Des barrages maintenus après la réunion en préfecture
Une délégation, réunissant des représentants de différents corps de métier (transports mais aussi BTP et commerce ambulant) devait être reçue ce lundi après-midi à la préfecture de la Manche, à Saint-Lô. Le représentant de l'Etat avait posé comme préalable la levée des barrages. Cette condition n'a pas été remplie mais la réunion a tout de même eu lieu et duré deux heures. Le préfet s'est engagé à faire remonté leurs revendications. Selon nos informations, les barrages établis ce lundi matin doivent être maintenus tant que les manifestants n'auront pas reçu une réponse de l'Etat. Pour l'heure, l'envoi de forces de l'ordre pour dégager les ronds-points ne serait pas envisagée. A condition que les automobilistes puissent continuer à circuler et que le barrage filtrant établi à Guilberville n'entraine pas de répercussions sur l'A84.
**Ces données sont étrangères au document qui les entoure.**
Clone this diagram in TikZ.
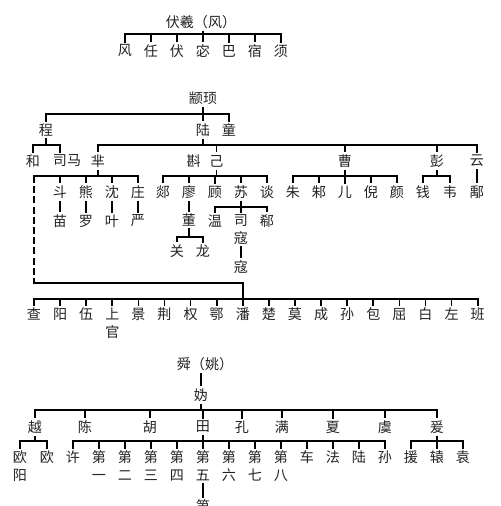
\documentclass[tikz,border=0pt]{standalone}
\usepackage{fontspec}
\setmainfont{Noto Sans CJK SC}
\definecolor{INK}{HTML}{222222}

\begin{document}
\begin{tikzpicture}[
  x=0.02cm, y=-0.02cm,
  xing/.style={font=\fontsize{8}{10}\selectfont, text=INK, inner sep=1.5pt, align=center},
  link/.style={draw=black, line width=1pt, line cap=rect},
  broken/.style={link, line cap=butt, dash pattern=on 4pt off 1.8pt},
]
\useasboundingbox (0,0) rectangle (500,506);

% Fuxi (Feng)
\node[xing] (fx) at (201,22) {伏羲（风）};
\coordinate (bar1) at (0,34);
\foreach \n [count=\i] in {风,任,伏,宓,巴,宿,须} {
  \node[xing] (f\i) at ({125+26*(\i-1)},51) {\n};
  \draw[link] (f\i.north |- bar1) -- (f\i.north);
}
\draw[link] (f1.north |- bar1) -- (f7.north |- bar1);
\draw[link] (fx.south -| f4.north) -- (f4.north |- bar1);

% Zhuanxu
\node[xing] (zx) at (203,98) {颛顼};
\coordinate (bar2) at (0,114);
\node[xing] (cheng) at (46,130) {程};
\node[xing] (lu) at (203,130) {陆};
\node[xing] (tong) at (229,130) {童};
\draw[link] (cheng.north) -- (cheng.north |- bar2) -- (tong.north |- bar2) -- (tong.north);
\draw[link] (zx.south) -- (lu.north);

% Cheng
\coordinate (bar3) at (0,145);
\node[xing] (he) at (33,161) {和};
\node[xing] (sima) at (67,161) {司马};
\coordinate (simaT) at ([xshift=-4pt]sima.north);
\draw[link] (cheng.south) -- (cheng.south |- bar3);
\draw[link] (he.north) -- (he.north |- bar3) -- (simaT |- bar3) -- (simaT);

% Lu Zhong
\node[xing] (mi) at (98,161) {芈};
\node[xing] (zj) at (205,161) {斟\hspace{5pt}己};
\coordinate (jiT) at ([xshift=6.5pt]zj.north);
\node[xing] (cao) at (345,161) {曹};
\node[xing] (peng) at (437,161) {彭};
\node[xing] (yun) at (477,161) {云};
\draw[link] (lu.south) -- (lu.south |- bar3);
\draw[link] (mi.north) -- (mi.north |- bar3) -- (yun.north |- bar3) -- (yun.north);
\foreach \k in {jiT, cao.north, peng.north} \draw[link] (\k |- bar3) -- (\k);

% Mi
\coordinate (bar4) at (0,176);
\coordinate (mix) at (34,176);
\foreach \a/\b [count=\i] in {斗/苗,熊/罗,沈/叶,庄/严} {
  \node[xing] (m\i) at ({34+26*\i},192) {\a};
  \node[xing] (mm\i) at ({34+26*\i},221) {\b};
  \draw[link] (m\i.south) -- (mm\i.north);
}
\draw[link] (mi.south) -- (mi.south |- bar4);
\draw[link] (mix) -- (m4.north |- bar4) -- (m4.north);
\foreach \i in {1,2,3} \draw[link] (m\i.north |- bar4) -- (m\i.north);

% Zhen Ji
\foreach \n [count=\i] in {郯,廖,顾,苏,谈} {
  \node[xing] (z\i) at ({163+26*(\i-1)},192) {\n};
  \draw[link] (z\i.north |- bar4) -- (z\i.north);
}
\draw[link] (z1.north |- bar4) -- (z5.north |- bar4);
\draw[link] (jiT |- zj.south) -- (jiT |- bar4);

% Liao -> Dong
\node[xing] (dong) at (189,220) {董};
\draw[link] (z2.south) -- (dong.north);
\coordinate (bar6) at (0,237);
\node[xing] (guan) at (177,251) {关};
\node[xing] (long) at (203,251) {龙};
\draw[link] (dong.south) -- (dong.south |- bar6);
\draw[link] (guan.north) -- (guan.north |- bar6) -- (long.north |- bar6) -- (long.north);

% Su
\coordinate (bar7) at (0,207);
\node[xing] (wen) at (215,221) {温};
\node[xing] (sikou) at (241,229.5) {司\\寇};
\node[xing] (xi) at (267,221) {郗};
\node[xing] (kou) at (241,267) {寇};
\draw[link] (z4.south) -- (z4.south |- bar7);
\draw[link] (wen.north) -- (wen.north |- bar7) -- (xi.north |- bar7) -- (xi.north);
\draw[link] (sikou.north |- bar7) -- (sikou.north);
\draw[link] (sikou.south) -- (kou.north);

% Cao, Peng, Yun
\foreach \n [count=\i] in {朱,邾,儿,倪,颜} {
  \node[xing] (c\i) at ({293+26*(\i-1)},192) {\n};
  \draw[link] (c\i.north |- bar4) -- (c\i.north);
}
\draw[link] (c1.north |- bar4) -- (c5.north |- bar4);
\draw[link] (cao.south) -- (cao.south |- bar4);
\node[xing] (qian) at (423,192) {钱};
\node[xing] (wei) at (450,192) {韦};
\draw[link] (peng.south) -- (peng.south |- bar4);
\draw[link] (qian.north) -- (qian.north |- bar4) -- (wei.north |- bar4) -- (wei.north);
\node[xing] (yu) at (477,192) {鄅};
\draw[link] (yun.south) -- (yu.north);

% lower row
\coordinate (bar5) at (0,299);
\coordinate (bend) at (34,283);
\foreach \n [count=\i] in {查,阳,伍,上\\官,景,荆,权,鄂,潘,楚,莫,成,孙,包,屈,白,左,班} {
  \node[xing, anchor=north] (lo\i) at ({34+26.1*(\i-1)},305) {\n};
  \draw[link] (lo\i.north |- bar5) -- (lo\i.north);
}
\draw[link] (lo1.north |- bar5) -- (lo18.north |- bar5);
\draw[broken] (mix) -- (bend);
\draw[link] (bend) -- (bend -| lo9.north) -- (lo9.north);

% Shun (Yao)
\node[xing] (shun) at (205,364) {舜（姚）};
\node[xing] (gui) at (201,395) {妫};
\draw[link] (gui.north |- shun.south) -- (gui.north);
\coordinate (bar8) at (0,410);
\foreach \n/\x [count=\i] in {越/35,陈/85,胡/150,田/203,孔/242,满/282,夏/333,虞/385,爰/437} {
  \node[xing] (s\i) at (\x,427) {\n};
  \draw[link] (s\i.north |- bar8) -- (s\i.north);
}
\draw[link] (s1.north |- bar8) -- (s9.north |- bar8);
\draw[link] (gui.south) -- (gui.south |- bar8);

% Yue
\coordinate (bar9) at (0,441);
\node[xing, anchor=north] (ouy) at (20,448) {欧\\阳};
\node[xing, anchor=north] (ou) at (47,448) {欧};
\draw[link] (s1.south) -- (s1.south |- bar9);
\draw[link] (ouy.north) -- (ouy.north |- bar9) -- (ou.north |- bar9) -- (ou.north);

% Tian
\foreach \n [count=\i] in {许,第\\一,第\\二,第\\三,第\\四,第\\五,第\\六,第\\七,第\\八,车,法,陆,孙} {
  \node[xing, anchor=north] (t\i) at ({73+26*(\i-1)},448) {\n};
  \draw[link] (t\i.north |- bar9) -- (t\i.north);
}
\draw[link] (t1.north |- bar9) -- (t13.north |- bar9);
\draw[link] (s4.south) -- (s4.south |- bar9);
\node[xing, anchor=north] (di) at (203,497) {第};
\draw[link] (t6.south) -- (di.north);

% Yuan
\node[xing, anchor=north] (y1) at (411,448) {援};
\node[xing, anchor=north] (y2) at (437,448) {辕};
\node[xing, anchor=north] (y3) at (463,448) {袁};
\draw[link] (s9.south) -- (y2.north);
\draw[link] (y1.north) -- (y1.north |- bar9) -- (y3.north |- bar9) -- (y3.north);

\end{tikzpicture}
\end{document}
Selon les chiffres officiels communiqués ce lundi en milieu de journée par le ministère de la Transition écologique, le prix du gasoil serait repassé en moyenne sous la barre des 2 euros la semaine dernière (1,9755 euro le litre en moyenne), après un record de 2,1407 euros la semaine précédente. Une première baisse observée après plusieurs semaines de hausse.